Lurexsex mit Helga und Bernd Von Reinhard Krause

Aufreizend unauffällig stand er da: ein Schuhkarton im allerobersten Fach des elterlichen Korridorschranks. Und natürlich fanden wir bald eine Gelegenheit, ihn mit Hilfe einer Trittleiter aus seinem Versteck zu befördern. Volltreffer: Wir hatten das Erotikkistchen unserer Eltern entdeckt!

Welterschütternd allerdings war der Inhalt selbst für uns Kinder nicht: ein paar Versandprospekte aus dem Hause Beate Uhse und einige ominöse Päckchen mit einem wabbeligen Gummiring darin. Sowie ein Buch mit dem Titel „Helga und Bernd zeigen 100 Liebespositionen“ – der absolute Tiefpunkt. Was nämlich Helga und Bernd auf hundert Schwarzweißfotos auch immer taten, sie taten es in hautengen, glitzerigen Lurextrikots.

Ob die Eltern uns veräppeln wollten? Ein doofes Buch für Zehnjährige – doch welch ein Geschenkjuwel für moderne Erwachsene! Groß war also meine Freude, als ich neulich in einem wunderbar unaufgeräumten Antiquariat wieder auf „Helga und Bernd“ stieß: das ideale Geschenk für meinen Bruder. Für nur fünf Mark kann ich nun bis Weihnachten vage Kindheitserinnerungen auffrischen, endlich ohne Heimlichkeit Helga und Bernd bei ihrem absurden Treiben studieren und auf deutsch, englisch, französisch und natürlich schwedisch (!) nachlesen, was es mit der jeweiligen Turnerei auf sich hat. „Sittan kvinnan bakläges, utför hon ,ridrörelser‘ med hela kroppen.“ Also wirklich!

„Nur Menschen“, lautet das Credo des Autors, „können ihre Sexualität ohne Einschränkung auf Brunstzeiten bis ins hohe Alter hinein ständig erleben.“ Gewiß, nicht jede der vorgeführten einhundert Positionen kann als originell oder gar innovativ durchgehen, dafür spielt so manche Übung ins Groteske und mitunter regelrecht Unglückliche. Auch einige der Übersetzungen könnten Irritationen auslösen. Zu der überaus plauderigen Position 78 etwa („kurzbeinige oder korpulente Frauen werden diese Haltung allerdings nicht einnehmen können“) heißt es ohne Umschweife: „Beim Anheben beider Beine ist die Gefahr des Herausgleitens zu groß.“ Während schwedische Leser über eine „faran för en utglidning“ informiert werden, ergeht an nachahmungswillige Franzosen eine Warnung vor den „dangers de la rejetée“. Engländern droht gar „the risk of losing the penis“. Die Gefahren der Zurückgewiesenen? Penisverlust?

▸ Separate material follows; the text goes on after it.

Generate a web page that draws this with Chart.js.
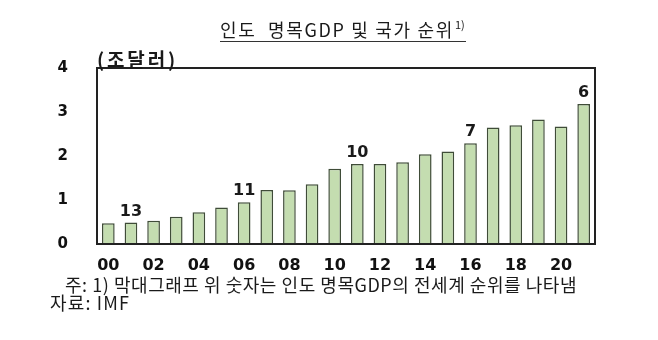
<!DOCTYPE html>
<html>
<head>
<meta charset="utf-8">
<script src="https://cdn.jsdelivr.net/npm/chart.js@4"></script>
<style>
  html, body { margin: 0; padding: 0; background: #fff; }
  #wrap { width: 658px; height: 340px; position: relative; }
</style>
</head>
<body>
<div id="wrap"><canvas id="chart" width="658" height="340"></canvas></div>
<script>
// 인도 명목GDP (조달러), 2000~2021
const years = ["00","01","02","03","04","05","06","07","08","09","10",
               "11","12","13","14","15","16","17","18","19","20","21"];
const gdp = [0.47, 0.49, 0.53, 0.62, 0.72, 0.83, 0.95, 1.23, 1.22, 1.36, 1.71,
             1.82, 1.82, 1.86, 2.04, 2.10, 2.29, 2.65, 2.70, 2.83, 2.67, 3.18];
// 세계 순위 (표시 연도만)
const rankYears = ["01","06","11","16","21"];
const ranks = [13, 11, 10, 7, 6];
const yTicks = [0, 1, 2, 3, 4];

const KR = '"Noto Sans CJK KR", "Noto Sans", sans-serif';
const BOLD = '"DejaVu Sans", sans-serif';

// 자간을 조금 늘려서 문장을 정해진 폭에 맞춘다
function fitText(ctx, str, x, y, width){
    ctx.letterSpacing = "0px";
    let w = ctx.measureText(str).width;
    let n = Array.from(str).length;
    if(w < width) ctx.letterSpacing = ((width - w) / n) + "px";
    ctx.fillText(str, x, y);
    ctx.letterSpacing = "0px";
}

const textPlugin = {
    id: "texts",
    afterDraw(c){
        const ctx = c.ctx;
        const a = c.chartArea;
        ctx.save();

        // 그림 테두리
        ctx.strokeStyle = "#222";
        ctx.lineWidth = 2;
        ctx.strokeRect(a.left, a.top, a.right - a.left, a.bottom - a.top);

        // 제목 + 밑줄
        ctx.fillStyle = "#1a1a1a";
        ctx.textAlign = "left";
        ctx.textBaseline = "alphabetic";
        ctx.font = "18px " + KR;
        fitText(ctx, "인도  명목GDP 및 국가 순위", 220, 37, 234);
        ctx.font = "11px " + KR;
        ctx.fillText("1)", 455, 29);
        ctx.strokeStyle = "#333";
        ctx.lineWidth = 1.2;
        ctx.beginPath();
        ctx.moveTo(220, 41.5);
        ctx.lineTo(466, 41.5);
        ctx.stroke();

        // 단위
        ctx.font = "bold 19px " + KR;
        ctx.textBaseline = "middle";
        fitText(ctx, "(조달러)", 97, 60, 81);

        // 막대 위 순위
        const meta = c.getDatasetMeta(0);
        ctx.font = "bold 16px " + BOLD;
        ctx.textAlign = "center";
        ctx.textBaseline = "bottom";
        rankYears.forEach((y, i)=>{
            let bar = meta.data[years.indexOf(y)];
            ctx.fillText(String(ranks[i]), bar.x, bar.y - 3);
        });

        // 주석
        ctx.font = "18px " + KR;
        ctx.textAlign = "left";
        ctx.textBaseline = "middle";
        fitText(ctx, "주: 1) 막대그래프 위 숫자는 인도 명목GDP의 전세계 순위를 나타냄", 65, 285, 512);
        fitText(ctx, "자료: IMF", 50, 303, 80);

        ctx.restore();
    }
};

new Chart(document.getElementById("chart"), {
    type: "bar",
    data: {
        labels: years,
        datasets: [{
            data: gdp,
            backgroundColor: "#c4ddb0",
            borderColor: "#3f4c38",
            borderWidth: 1.5,
            barPercentage: 0.56,
            categoryPercentage: 1
        }]
    },
    options: {
        responsive: false,
        animation: false,
        layout: { padding: { top: 68, right: 63, left: 0, bottom: 0 } },
        plugins: {
            legend: { display: false },
            tooltip: { enabled: false }
        },
        scales: {
            x: {
                grid: { display: false, drawTicks: false },
                border: { display: false },
                afterFit(s){ s.height = 96; },
                ticks: {
                    autoSkip: false,
                    maxRotation: 0,
                    padding: 12,
                    color: "#111",
                    font: { family: BOLD, size: 16, weight: "bold" },
                    callback(v, i){ return i % 2 === 0 ? years[i] : ""; }
                }
            },
            y: {
                min: 0,
                max: 4,
                grid: { display: false, drawTicks: false },
                border: { display: false },
                afterFit(s){ s.width = 97; },
                afterBuildTicks(s){ s.ticks = yTicks.map(v=>({ value: v })); },
                ticks: {
                    padding: 29,
                    color: "#111",
                    font: { family: BOLD, size: 15, weight: "bold" }
                }
            }
        }
    },
    plugins: [textPlugin]
});
</script>
</body>
</html>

Heiterer sind die sogenannten „Pausenstellungen“ (90f), die in ihrer geradezu bukolischen Anmut etwas von improvisierten Gartenmöbeln haben und – ähnlich vollständige Bekleidung vorausgesetzt – selbst bei langatmigen Barbecuefeiern oder auf Autobahnrastplätzen nur zustimmende Blicke provozieren dürften.

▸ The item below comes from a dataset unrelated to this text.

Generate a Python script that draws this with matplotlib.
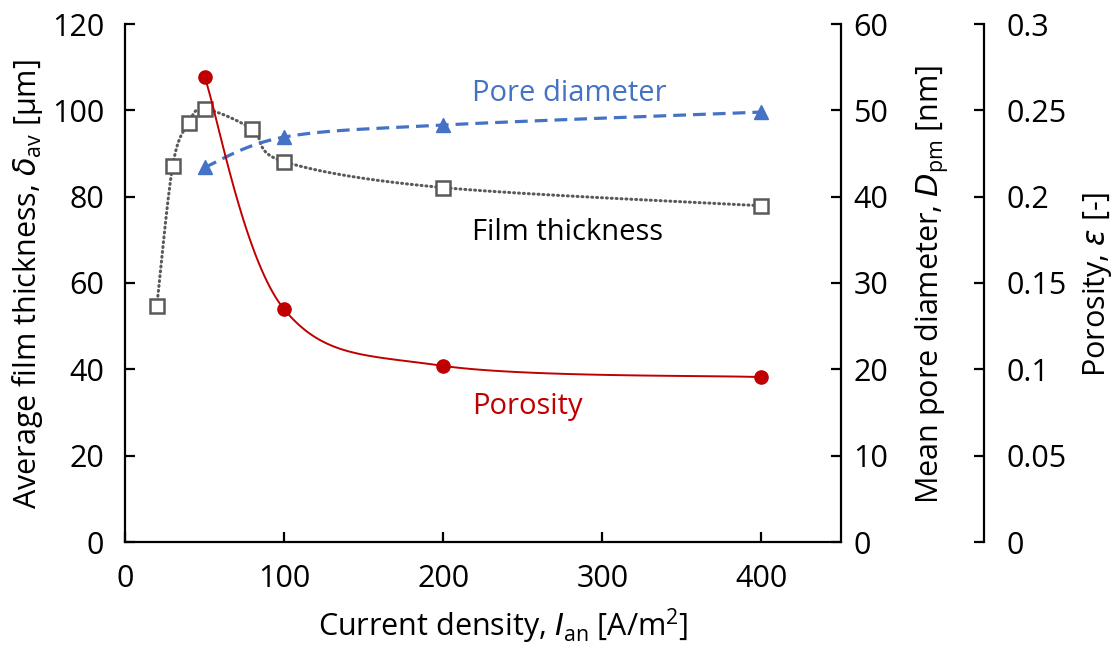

Selbst eine Position wie Nummer 84, die vorsorglich als „sehr extrem“ ausgewiesen wird und bei der sich Helga und Bernd gegenseitig bei den lurexbestrumpften Füßen fassen, verströmt allenfalls die Aura des Vergeblichen. Dunkel erinnere ich mich, in ähnlicher Formation als Kind irgendwelche Böschungen hinuntergekollert zu sein. In einer dieser munteren Positionen an love, l'amour oder kärlek zu denken dürfte selbst Profis wie Bernd und der auf sinnlich geschminkten Helga schwerfallen. Aber zählt nicht Kichern sowieso zum Schönsten, was man zu zweit im Bett tun kann?